The protest in central Belgrade in front of the parliament building — the biggest so far in 19 straight weeks — came after months of anti-government demonstrations accusing Vucic of being autocratic and demanding that his government allow more democracy, media freedoms and free elections in the Balkan nation.
Opposition leaders, ranging from the far-left to right-wing, said authorities sought to prevent their supporters from coming to Belgrade for the rally Saturday. Police denied the accusations. Speakers called for a prolonged struggle against Vucic's government and demanded that the European Union stops what they called its support for his rule. Although staunchly pro-Russian, Vucic has claimed he wants to take Serbia into the EU.
Opposition leaders said they want to speak with the government about democratic changes, including free media and free elections, adding that if Vucic refuses, they will gather again in Belgrade next Saturday.
Vucic's conservative party members, meanwhile, barricaded themselves inside the Belgrade parliament building and in local city councils throughout Serbia on Saturday, claiming they wanted to prevent the forceful takeover of power by "fascists and thugs."

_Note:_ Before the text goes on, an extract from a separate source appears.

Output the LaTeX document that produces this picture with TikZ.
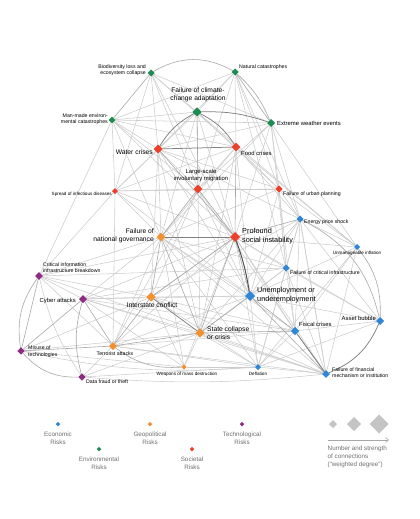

Tensions have mounted all week as pro-government media and officials alleged that the opposition wanted to storm state institutions and take power by force. Those comments came despite the fact that the weekly anti-government protests have been largely peaceful.
Vucic, who denies accusations that he's an autocrat, said Saturday's protest "will achieve nothing" and added that any troublemakers "will be removed" from the streets. The anti-government protests started after masked thugs beat up an opposition politician last November.
Late Serbian hard-line leader Slobodan Milosevic was ousted from power in 2000 after protesters stormed the parliament in Belgrade. Vucic was his close associate then. Vucic plans to bring his supporters to Belgrade next Friday to counter the rising revolt against his rule.